1955年に発表された最初の「インヂュニア」は、強烈な磁気にさらされる危険の高い技術者や科学者を対象としたモデルであり、このことからこの画期的なシリーズは技術者を意味するドイツ語である「インヂュニア(英語のエンジニア)」と呼ばれるようになったのである。
やがて1976年、フリーランスの有能な時計デザイナー、ジェラルド・ジェンタによって潜水服のヘルメットに想を得た、五つの穴でベゼルを固定する方式を採用し、高いデザイン性を獲得。こうして誕生した「インヂュニア SL」は、今や伝説となっている。
その後も幾多の変遷を経て現在に至る「インヂュニア」のコレクションだが、2013年、IWCとF1チーム「メルセデスAMGペトロナス」の提携を契機として完全にリニューアルされることとなったのだ。
この提携によって、IWCは2013年から3年間、メルセデス・ベンツ社作業チームのオフィシャル技術パートナーとなるが、これは単なるスポンサー契約ではなく、完璧性と正確さを求める互いのクラフトマンシップを融合させ、技術的により高いポジションを目指すという。つまりこれがIWCが言う「パフォーマンス・エンジニアリング」なのである。
その最初の成果としてIWCの技術陣は、F1の世界からインスピレーションを受け、カーボン、セラミック、チタンアルミなど、モータースポーツの世界で多用される先端素材を導入し、新たなデザインを生み出した。
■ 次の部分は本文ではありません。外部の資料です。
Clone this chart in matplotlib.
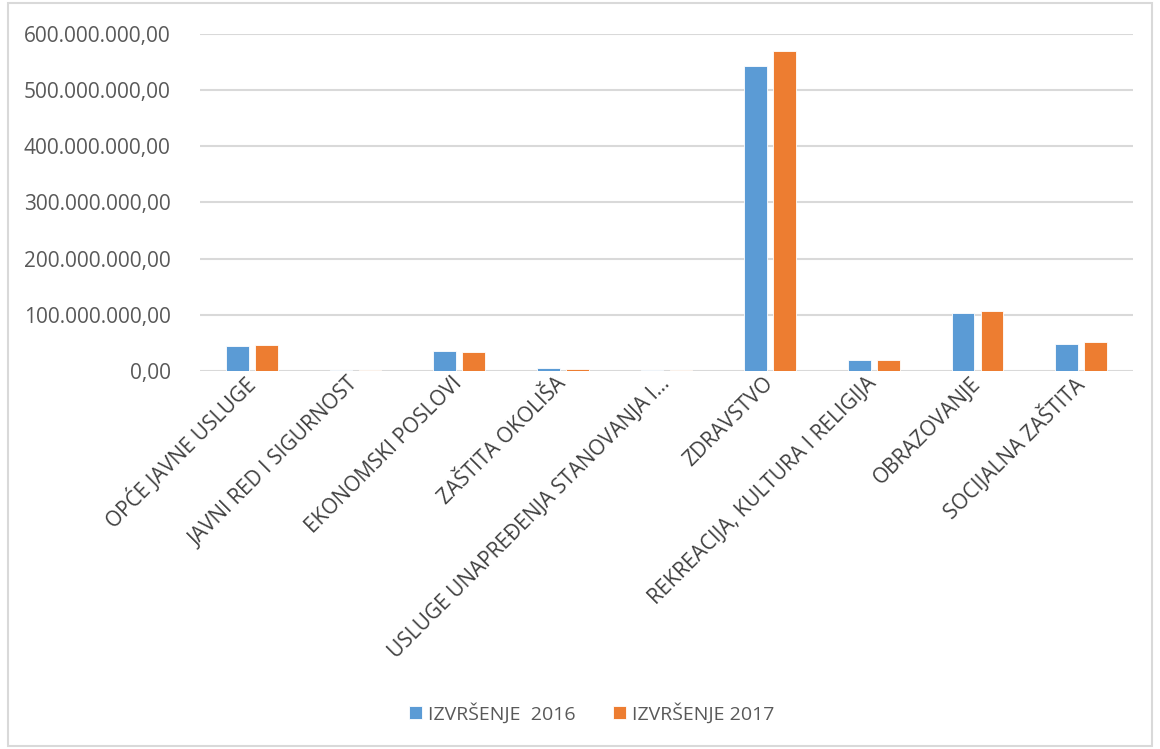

こうして新たに生まれ変わったインヂュニア・コレクションのカバーする領域は、コンスタントフォース(定力装置)やトゥールビヨン、永久カレンダーといった複雑機構を備えるモデルから、伝統的な三針のクラシックなモデルにまで及び、IWCというマニュファクチュールの底力を、我々に再確認させたのである。